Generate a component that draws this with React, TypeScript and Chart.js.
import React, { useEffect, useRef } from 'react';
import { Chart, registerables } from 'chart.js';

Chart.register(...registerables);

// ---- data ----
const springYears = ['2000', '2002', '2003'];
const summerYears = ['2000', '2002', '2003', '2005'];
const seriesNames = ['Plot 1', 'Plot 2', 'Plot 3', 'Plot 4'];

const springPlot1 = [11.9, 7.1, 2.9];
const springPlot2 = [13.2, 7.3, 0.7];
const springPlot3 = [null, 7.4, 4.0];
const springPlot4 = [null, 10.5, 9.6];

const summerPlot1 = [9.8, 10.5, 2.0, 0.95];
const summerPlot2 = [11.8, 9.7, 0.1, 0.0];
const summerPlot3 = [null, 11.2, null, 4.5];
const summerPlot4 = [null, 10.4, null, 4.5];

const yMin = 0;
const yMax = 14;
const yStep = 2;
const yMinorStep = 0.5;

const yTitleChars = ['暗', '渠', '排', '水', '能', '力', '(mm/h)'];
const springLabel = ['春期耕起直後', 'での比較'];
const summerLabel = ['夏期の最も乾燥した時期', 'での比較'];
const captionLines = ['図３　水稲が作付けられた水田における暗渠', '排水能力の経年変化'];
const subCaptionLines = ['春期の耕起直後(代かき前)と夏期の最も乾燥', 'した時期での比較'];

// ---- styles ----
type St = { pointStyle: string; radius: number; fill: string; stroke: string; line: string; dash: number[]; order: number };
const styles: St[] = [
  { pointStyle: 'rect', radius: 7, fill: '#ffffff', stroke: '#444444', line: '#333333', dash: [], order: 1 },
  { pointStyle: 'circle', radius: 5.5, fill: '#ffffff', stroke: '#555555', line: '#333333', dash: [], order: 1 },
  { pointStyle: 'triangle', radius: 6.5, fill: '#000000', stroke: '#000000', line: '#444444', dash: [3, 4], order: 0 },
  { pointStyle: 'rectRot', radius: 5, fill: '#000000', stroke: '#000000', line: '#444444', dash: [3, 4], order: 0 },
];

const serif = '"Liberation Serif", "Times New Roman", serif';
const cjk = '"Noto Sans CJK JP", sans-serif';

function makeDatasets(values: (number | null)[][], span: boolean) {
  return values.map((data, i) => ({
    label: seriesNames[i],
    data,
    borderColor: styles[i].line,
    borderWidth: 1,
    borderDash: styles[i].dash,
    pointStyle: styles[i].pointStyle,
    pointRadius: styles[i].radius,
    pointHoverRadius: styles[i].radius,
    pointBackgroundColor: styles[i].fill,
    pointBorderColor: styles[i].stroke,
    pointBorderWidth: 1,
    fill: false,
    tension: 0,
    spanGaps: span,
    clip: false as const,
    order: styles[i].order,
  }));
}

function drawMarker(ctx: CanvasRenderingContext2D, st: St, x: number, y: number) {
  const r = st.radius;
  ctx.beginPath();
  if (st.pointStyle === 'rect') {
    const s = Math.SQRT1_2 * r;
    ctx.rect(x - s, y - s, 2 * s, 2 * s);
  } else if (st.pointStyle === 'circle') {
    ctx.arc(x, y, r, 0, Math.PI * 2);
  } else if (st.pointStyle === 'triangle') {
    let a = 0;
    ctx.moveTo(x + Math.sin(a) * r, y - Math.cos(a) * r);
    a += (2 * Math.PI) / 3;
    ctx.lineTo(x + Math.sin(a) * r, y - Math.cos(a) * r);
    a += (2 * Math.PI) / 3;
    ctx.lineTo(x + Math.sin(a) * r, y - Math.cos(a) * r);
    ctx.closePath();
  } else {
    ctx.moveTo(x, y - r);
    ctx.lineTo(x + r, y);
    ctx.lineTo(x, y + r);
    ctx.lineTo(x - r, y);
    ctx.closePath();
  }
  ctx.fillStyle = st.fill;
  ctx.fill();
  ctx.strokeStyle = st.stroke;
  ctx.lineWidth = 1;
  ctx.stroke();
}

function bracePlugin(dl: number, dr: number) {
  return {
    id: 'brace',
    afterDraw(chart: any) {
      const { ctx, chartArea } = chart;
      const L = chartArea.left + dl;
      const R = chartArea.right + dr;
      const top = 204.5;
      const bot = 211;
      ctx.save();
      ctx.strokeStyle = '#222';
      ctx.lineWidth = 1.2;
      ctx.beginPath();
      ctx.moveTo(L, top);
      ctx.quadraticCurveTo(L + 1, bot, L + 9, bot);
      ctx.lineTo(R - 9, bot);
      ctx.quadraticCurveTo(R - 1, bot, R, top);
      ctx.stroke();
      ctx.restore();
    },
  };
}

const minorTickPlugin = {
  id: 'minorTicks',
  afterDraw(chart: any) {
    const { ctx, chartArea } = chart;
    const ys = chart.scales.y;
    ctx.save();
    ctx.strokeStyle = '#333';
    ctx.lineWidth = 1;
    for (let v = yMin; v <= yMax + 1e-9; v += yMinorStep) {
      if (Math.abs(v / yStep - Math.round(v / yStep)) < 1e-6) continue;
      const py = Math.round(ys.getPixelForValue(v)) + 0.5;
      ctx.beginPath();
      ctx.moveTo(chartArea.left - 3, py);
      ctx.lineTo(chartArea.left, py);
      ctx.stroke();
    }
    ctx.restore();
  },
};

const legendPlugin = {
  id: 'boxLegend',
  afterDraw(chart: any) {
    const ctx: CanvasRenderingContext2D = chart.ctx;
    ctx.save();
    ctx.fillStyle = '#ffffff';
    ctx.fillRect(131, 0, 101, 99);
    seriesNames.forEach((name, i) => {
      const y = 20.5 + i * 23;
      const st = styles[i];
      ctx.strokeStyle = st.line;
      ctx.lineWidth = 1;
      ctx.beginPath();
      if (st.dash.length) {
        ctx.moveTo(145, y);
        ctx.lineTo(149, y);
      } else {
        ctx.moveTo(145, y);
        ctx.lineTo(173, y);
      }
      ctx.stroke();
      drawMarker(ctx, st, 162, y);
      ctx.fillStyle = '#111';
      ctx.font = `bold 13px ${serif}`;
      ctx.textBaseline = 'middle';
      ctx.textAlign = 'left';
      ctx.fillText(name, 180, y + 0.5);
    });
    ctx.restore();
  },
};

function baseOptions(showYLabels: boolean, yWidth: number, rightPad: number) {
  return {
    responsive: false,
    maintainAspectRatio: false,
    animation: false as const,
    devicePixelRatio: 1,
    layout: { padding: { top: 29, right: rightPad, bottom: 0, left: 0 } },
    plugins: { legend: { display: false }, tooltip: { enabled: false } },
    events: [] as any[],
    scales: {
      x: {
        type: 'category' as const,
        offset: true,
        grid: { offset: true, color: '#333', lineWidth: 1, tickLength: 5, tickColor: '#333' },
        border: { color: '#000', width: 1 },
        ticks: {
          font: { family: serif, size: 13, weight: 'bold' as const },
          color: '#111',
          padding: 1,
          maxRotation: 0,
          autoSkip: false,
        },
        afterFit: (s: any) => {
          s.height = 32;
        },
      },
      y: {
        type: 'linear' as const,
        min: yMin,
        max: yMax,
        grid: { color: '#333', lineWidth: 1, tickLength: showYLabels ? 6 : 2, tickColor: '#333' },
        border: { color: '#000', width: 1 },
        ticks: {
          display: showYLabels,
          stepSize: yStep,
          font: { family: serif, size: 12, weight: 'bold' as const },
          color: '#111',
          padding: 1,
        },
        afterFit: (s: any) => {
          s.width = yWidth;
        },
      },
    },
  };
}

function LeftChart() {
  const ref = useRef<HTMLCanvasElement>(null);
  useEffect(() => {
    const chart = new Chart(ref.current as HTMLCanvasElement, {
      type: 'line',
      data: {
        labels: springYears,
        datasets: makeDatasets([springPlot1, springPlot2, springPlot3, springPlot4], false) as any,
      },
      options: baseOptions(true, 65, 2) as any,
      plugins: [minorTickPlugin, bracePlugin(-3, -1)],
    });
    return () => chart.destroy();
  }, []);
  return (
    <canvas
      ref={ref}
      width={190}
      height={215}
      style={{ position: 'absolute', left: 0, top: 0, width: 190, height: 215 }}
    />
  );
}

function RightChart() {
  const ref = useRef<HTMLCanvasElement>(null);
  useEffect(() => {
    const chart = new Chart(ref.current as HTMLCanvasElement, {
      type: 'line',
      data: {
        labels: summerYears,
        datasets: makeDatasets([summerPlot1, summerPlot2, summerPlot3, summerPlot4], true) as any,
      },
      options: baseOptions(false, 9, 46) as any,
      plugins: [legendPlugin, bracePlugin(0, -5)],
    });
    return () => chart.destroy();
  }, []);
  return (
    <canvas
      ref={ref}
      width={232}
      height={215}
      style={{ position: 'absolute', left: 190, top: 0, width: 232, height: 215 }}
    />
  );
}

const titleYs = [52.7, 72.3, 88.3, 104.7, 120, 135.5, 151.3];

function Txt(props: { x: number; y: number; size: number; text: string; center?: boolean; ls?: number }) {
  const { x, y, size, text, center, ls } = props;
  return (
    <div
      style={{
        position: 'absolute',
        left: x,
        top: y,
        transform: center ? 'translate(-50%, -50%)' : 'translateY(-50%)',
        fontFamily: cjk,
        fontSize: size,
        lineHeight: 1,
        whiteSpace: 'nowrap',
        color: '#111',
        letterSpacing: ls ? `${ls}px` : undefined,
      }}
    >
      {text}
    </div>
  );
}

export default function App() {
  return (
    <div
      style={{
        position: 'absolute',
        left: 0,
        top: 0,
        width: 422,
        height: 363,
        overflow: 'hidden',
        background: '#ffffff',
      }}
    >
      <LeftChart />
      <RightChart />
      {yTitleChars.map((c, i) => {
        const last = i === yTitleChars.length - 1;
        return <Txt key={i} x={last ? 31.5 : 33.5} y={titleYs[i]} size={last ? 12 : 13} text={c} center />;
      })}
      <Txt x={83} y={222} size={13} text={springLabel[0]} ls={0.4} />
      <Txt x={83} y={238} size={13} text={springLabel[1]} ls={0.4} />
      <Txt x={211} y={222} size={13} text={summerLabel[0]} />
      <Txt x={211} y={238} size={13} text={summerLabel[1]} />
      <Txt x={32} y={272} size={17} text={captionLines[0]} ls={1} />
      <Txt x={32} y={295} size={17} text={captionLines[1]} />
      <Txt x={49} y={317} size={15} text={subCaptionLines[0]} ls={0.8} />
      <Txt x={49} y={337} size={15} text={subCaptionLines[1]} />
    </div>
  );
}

--

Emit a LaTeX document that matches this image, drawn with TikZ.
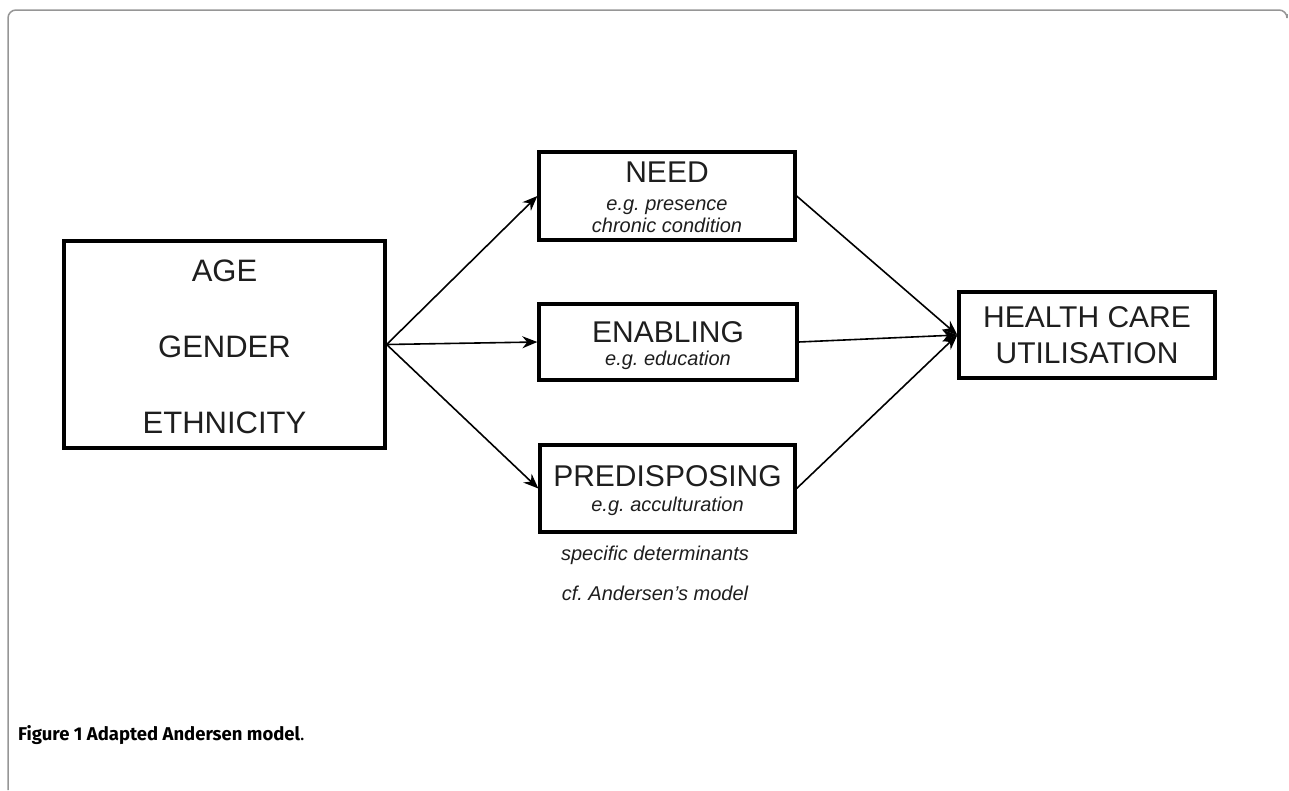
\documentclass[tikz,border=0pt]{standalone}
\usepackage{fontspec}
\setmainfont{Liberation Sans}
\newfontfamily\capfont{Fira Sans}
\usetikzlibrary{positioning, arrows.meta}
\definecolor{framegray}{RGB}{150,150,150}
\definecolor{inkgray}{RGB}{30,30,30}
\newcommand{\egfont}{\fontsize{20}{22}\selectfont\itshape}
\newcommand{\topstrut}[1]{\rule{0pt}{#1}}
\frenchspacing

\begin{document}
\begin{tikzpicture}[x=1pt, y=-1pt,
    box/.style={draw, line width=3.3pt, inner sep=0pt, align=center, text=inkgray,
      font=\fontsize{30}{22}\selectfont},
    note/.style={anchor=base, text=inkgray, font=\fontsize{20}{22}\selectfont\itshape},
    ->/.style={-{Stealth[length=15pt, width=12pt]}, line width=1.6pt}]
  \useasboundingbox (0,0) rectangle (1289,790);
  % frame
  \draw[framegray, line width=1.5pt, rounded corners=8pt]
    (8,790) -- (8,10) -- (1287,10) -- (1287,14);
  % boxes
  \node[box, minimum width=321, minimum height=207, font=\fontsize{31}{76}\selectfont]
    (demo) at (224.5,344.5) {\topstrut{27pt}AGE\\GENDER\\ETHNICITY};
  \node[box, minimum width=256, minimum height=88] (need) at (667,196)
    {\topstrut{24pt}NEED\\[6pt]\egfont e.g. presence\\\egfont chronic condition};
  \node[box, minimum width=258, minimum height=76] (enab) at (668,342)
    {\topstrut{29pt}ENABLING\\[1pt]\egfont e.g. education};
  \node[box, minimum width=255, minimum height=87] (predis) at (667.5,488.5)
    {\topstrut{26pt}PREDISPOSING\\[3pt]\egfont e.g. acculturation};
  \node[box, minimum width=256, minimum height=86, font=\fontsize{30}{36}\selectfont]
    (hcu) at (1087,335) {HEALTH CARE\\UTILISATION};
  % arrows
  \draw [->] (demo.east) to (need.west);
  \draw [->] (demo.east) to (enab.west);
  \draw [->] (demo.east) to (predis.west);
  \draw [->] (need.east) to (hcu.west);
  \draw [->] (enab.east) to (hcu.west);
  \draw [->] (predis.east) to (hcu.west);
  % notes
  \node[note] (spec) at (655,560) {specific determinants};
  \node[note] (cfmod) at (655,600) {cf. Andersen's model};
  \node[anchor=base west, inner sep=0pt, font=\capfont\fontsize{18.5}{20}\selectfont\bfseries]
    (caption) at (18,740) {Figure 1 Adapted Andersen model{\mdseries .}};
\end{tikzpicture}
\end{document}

* * *

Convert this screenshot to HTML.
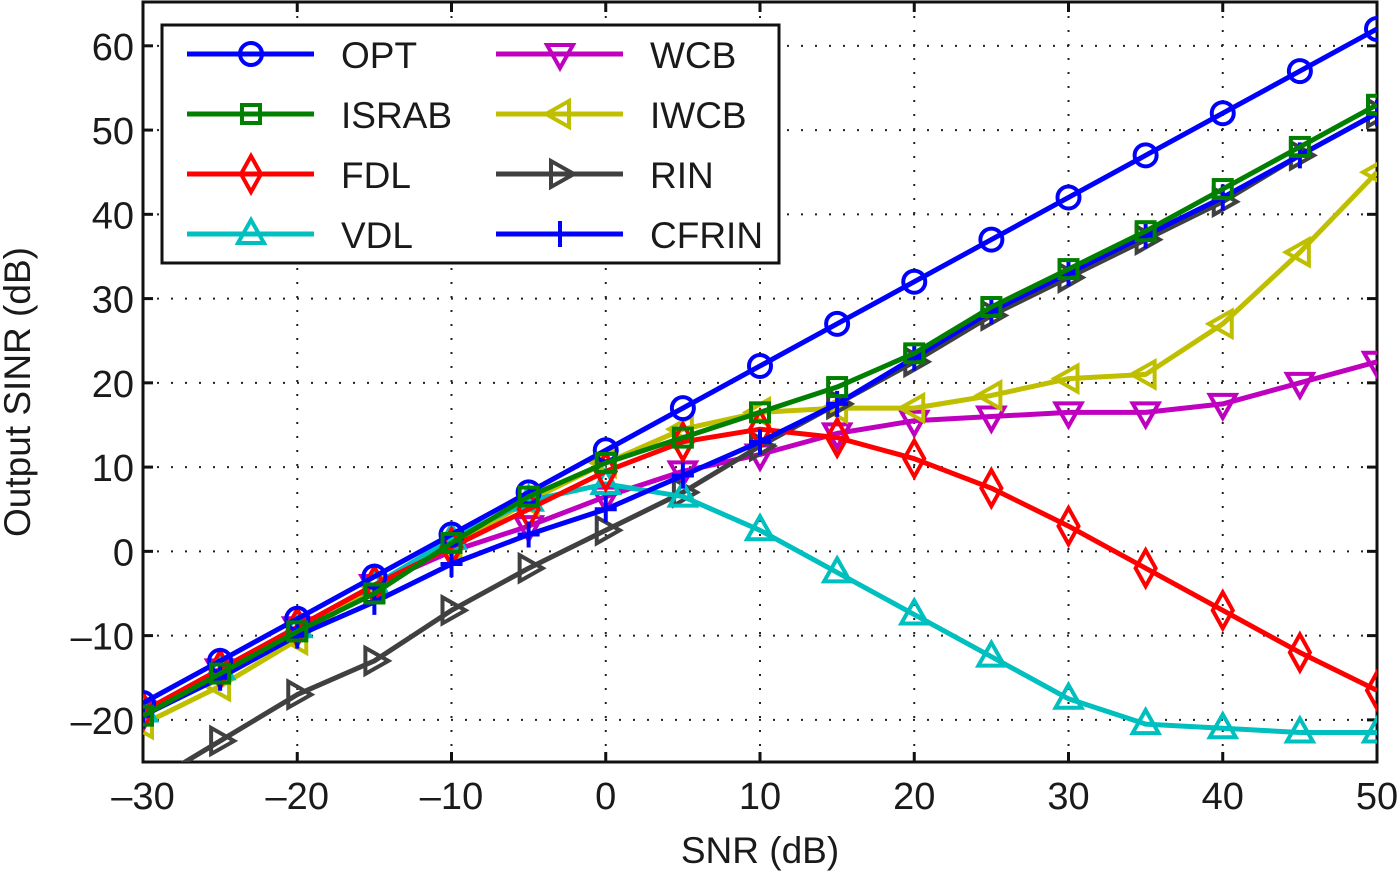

-- EXERCISE GOAL --
Return the lines from the line with "Generate a component" through the line with "Chart.register(...registerables);", inclusive, exactly as they stand, and nothing else.

-- COMPLETE ANSWER --
Generate a component that draws this with React, TypeScript and Chart.js.
import React, { useEffect, useRef } from 'react';
import { Chart, registerables } from 'chart.js';

Chart.register(...registerables);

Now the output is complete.